Task description = Working from the data below, reproduce exactly the lines starting at the one that holds "What matplotlib code" and ending at the one that holds "plt.rcParams['font.family'] = ['Liberation". Pictures are excluded.

Record extracts =
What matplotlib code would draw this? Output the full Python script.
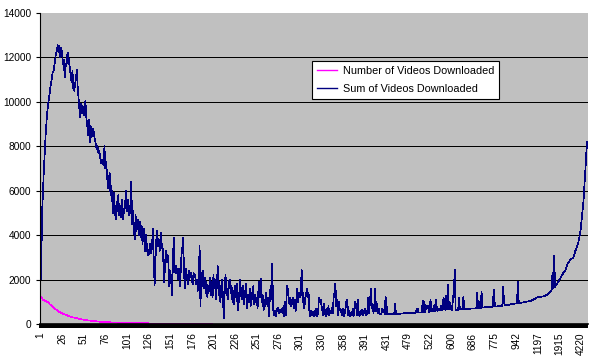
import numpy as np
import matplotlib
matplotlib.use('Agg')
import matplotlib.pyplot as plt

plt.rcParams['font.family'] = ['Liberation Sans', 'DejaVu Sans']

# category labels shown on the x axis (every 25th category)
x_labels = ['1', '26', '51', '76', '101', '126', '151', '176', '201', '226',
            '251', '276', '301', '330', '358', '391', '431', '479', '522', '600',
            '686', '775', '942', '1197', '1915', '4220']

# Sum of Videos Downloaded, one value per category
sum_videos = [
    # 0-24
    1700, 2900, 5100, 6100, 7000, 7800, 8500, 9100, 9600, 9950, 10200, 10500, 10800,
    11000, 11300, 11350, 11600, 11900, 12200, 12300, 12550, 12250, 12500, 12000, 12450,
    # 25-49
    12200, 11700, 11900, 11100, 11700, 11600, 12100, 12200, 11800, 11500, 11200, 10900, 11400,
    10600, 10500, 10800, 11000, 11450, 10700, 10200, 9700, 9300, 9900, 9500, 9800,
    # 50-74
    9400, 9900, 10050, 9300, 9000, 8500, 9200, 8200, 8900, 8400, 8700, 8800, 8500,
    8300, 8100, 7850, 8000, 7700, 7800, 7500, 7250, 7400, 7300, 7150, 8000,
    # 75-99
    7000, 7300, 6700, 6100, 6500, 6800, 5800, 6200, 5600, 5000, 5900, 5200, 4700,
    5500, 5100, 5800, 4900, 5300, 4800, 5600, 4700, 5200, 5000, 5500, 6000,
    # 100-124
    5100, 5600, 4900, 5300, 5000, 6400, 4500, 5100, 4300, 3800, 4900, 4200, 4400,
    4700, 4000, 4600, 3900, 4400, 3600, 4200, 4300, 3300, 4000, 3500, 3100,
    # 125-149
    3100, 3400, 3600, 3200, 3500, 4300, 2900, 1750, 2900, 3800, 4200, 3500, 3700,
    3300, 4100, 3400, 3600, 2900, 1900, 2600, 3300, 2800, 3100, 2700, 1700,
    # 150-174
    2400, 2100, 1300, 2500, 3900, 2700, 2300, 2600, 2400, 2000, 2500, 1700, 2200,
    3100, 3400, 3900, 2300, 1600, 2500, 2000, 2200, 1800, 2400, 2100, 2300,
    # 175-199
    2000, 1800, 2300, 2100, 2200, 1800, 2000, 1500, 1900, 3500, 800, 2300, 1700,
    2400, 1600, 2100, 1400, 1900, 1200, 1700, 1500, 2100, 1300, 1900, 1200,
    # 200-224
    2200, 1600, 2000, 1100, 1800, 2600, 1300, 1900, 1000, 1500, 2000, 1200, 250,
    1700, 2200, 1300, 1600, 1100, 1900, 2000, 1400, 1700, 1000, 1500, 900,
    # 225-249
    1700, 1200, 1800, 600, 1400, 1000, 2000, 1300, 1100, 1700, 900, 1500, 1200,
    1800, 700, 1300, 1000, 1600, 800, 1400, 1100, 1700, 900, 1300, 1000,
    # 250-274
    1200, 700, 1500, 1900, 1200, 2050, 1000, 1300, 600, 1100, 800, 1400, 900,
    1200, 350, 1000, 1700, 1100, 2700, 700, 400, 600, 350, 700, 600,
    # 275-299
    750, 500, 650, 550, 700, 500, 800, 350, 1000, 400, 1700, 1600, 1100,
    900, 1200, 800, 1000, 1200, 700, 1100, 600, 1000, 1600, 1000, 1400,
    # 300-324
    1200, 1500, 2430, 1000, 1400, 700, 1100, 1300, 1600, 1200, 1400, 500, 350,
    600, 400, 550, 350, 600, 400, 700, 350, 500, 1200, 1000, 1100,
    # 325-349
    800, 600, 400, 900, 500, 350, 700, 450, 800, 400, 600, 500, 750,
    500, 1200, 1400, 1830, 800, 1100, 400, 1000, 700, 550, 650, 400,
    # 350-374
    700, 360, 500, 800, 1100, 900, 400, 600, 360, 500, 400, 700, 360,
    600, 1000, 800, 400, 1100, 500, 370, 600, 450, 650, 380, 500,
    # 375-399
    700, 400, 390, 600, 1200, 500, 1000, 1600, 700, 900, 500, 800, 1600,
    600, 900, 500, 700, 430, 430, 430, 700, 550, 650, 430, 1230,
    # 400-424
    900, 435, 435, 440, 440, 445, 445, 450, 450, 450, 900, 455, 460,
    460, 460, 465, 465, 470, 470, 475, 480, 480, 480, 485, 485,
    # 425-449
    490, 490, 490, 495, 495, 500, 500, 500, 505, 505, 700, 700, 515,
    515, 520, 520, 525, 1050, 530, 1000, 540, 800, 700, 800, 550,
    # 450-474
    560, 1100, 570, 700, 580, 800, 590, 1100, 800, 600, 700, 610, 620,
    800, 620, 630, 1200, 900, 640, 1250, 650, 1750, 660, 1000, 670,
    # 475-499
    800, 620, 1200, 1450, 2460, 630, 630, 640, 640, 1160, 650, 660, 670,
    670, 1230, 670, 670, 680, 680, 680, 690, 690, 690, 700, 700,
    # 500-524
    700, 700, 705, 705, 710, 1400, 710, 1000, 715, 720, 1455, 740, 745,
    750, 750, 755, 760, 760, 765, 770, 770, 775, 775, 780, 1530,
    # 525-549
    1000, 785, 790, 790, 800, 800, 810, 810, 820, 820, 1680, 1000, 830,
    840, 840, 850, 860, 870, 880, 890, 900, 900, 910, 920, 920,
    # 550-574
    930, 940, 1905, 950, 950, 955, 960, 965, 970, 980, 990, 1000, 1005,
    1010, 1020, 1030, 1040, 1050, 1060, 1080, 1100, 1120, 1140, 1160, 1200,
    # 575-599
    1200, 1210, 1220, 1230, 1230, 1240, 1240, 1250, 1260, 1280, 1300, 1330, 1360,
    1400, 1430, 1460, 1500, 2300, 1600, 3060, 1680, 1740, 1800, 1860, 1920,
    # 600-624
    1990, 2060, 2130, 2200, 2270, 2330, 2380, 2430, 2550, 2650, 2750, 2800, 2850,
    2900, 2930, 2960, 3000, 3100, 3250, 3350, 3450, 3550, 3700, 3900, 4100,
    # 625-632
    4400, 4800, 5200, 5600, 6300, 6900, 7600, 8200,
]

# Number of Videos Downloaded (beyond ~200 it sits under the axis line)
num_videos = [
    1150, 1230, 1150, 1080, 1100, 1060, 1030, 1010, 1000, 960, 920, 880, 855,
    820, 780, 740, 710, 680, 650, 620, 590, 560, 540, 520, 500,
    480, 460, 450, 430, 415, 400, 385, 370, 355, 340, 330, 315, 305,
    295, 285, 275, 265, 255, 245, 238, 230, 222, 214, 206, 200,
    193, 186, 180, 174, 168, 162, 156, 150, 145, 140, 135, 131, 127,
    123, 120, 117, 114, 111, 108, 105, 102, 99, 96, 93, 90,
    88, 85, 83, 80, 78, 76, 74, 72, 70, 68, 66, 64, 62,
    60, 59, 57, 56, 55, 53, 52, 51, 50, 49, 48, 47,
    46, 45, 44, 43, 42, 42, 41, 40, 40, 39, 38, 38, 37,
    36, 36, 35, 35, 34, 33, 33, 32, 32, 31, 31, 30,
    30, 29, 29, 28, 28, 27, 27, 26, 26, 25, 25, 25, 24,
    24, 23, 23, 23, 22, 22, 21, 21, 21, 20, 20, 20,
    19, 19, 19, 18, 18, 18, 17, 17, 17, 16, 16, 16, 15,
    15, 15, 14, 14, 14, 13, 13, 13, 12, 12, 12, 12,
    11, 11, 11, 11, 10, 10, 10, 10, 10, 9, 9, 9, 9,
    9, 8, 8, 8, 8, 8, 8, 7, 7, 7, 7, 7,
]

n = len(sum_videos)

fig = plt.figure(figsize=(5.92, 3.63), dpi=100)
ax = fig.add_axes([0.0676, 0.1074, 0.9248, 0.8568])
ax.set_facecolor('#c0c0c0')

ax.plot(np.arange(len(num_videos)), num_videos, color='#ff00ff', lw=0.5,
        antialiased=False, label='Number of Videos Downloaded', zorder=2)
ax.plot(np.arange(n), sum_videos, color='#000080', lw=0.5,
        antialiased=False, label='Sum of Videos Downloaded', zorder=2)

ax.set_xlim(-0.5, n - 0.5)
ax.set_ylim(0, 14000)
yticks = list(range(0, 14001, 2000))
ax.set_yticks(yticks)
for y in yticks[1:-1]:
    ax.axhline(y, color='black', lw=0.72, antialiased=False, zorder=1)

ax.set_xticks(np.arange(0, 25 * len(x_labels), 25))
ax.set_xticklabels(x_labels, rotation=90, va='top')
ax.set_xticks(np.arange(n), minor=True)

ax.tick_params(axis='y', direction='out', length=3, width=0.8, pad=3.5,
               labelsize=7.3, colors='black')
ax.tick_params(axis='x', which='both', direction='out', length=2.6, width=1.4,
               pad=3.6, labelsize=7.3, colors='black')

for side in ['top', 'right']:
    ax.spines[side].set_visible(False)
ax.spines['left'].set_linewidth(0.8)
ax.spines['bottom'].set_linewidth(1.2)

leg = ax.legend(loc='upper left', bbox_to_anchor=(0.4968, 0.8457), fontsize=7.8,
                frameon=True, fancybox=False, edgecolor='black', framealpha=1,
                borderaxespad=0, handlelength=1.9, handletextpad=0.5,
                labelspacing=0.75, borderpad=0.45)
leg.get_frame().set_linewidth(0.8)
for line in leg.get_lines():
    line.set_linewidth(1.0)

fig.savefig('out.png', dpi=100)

* * *

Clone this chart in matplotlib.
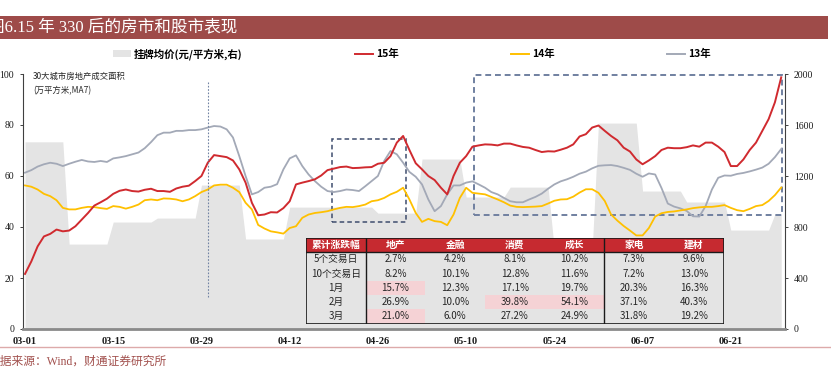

Output for this exercise =
What matplotlib code would draw this? Output the full Python script.
import numpy as np
import matplotlib
matplotlib.use('Agg')
import matplotlib.pyplot as plt

plt.rcParams['font.family'] = ['Liberation Sans', 'DejaVu Sans']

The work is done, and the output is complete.